Sexta casilla del calendario de adviento... S.Nicolás

Te juro que fue la primera vez, en 22 años, en sentirlo. Las cosquillas de tu voz en mi hombro me provocaban. Quería darme la vuelta y pedirte un abrazo. Entre mis sábanas de tela polar y las rendijas de luz de la cancela. Mis manos se cogían entre ellas, haciendo fuerza por no quitarte el móvil y pedirte una mano, una muñeca, un codo; para aferrarme a ellos y dormir. Sentir seda en mi oreja...

Allez, allez, pas de probléme! Pero no. Es mejor hacerse la dormida... Y volver a citar a Sabina mientras pienso que, si hubiera conseguido encontrar el tesoro, seguiría contando moneditas de oro.

Tengo resaca sin haber bebido una gota. La jaqueca ranquea mi mente y nos sentimos demasiado arduas para arrancar en esta mañana de sábado, lluvioso.
Pero tengo ganas de festejar. Cuatro días para el regreso.

Tres tazas de café.
Una sopita de arroz, un par de huevos fritos. Un tuero de pan pasado, entre lo revenido y lo pétreo.
Una cremallaire a la que no estoy invitada.
¿Y qué?
Mi reino por un vuelo regular. Por un reloj que explote a sus manijas, para no ser yo quien explote de ansia y deseo.

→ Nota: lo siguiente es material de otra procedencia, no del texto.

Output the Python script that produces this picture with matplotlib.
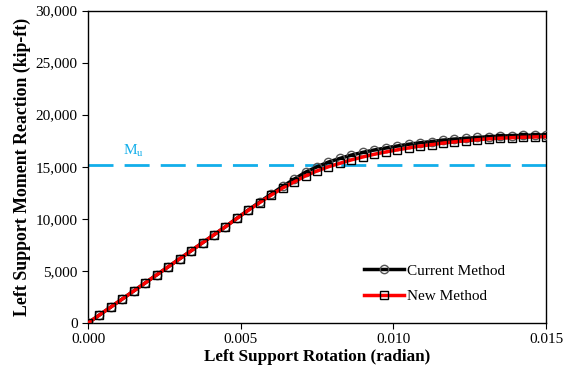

Naufragar en el ardor de una chimenea. Morir de frío volando por un campo lleno de nieve, tirándome bolas y riéndome de cómo me dí a mí misma.
Darme la vuelta y reencontrarme con mis calificaciones en la escuela; con mi pasamontañas azul marino; con mis pataletas por ver la tele hasta tarde.
Levitar en el sofá hasta quedarme en blanco.
Ser Alicia, la nueva Alicia, que vuelve con su conejo bajo el brazo y se ríe, victoriosa, mientras revienta el espejo esperpéntico que deformaba los conatos de pensamiento. Hacer cuentas preciosas con los pedacitos del suelo. Inventarme, imaginarme y coger la maleta orgullosa, por una vez, de que, si bien no hicimos nada, la gozamos hasta el último rayo de luna.

Cargar el revólver del Capitán Garfio, pegar tres tiros al aire, o al tic-tac del cocodrilo y salir corriendo, como desquiciados, hasta el Nuevo Nunca Jamás; hasta que se descoyunten las extremidades; hasta que el aire agujeree los bronquios; hasta estamparnos contra la meta y llorar, chorreando sangre, porque, al fin, fuimos primeros en algo: dejé olvidado en ventanilla el hilo cuando pagué la entrada para el laberinto del Minotauro.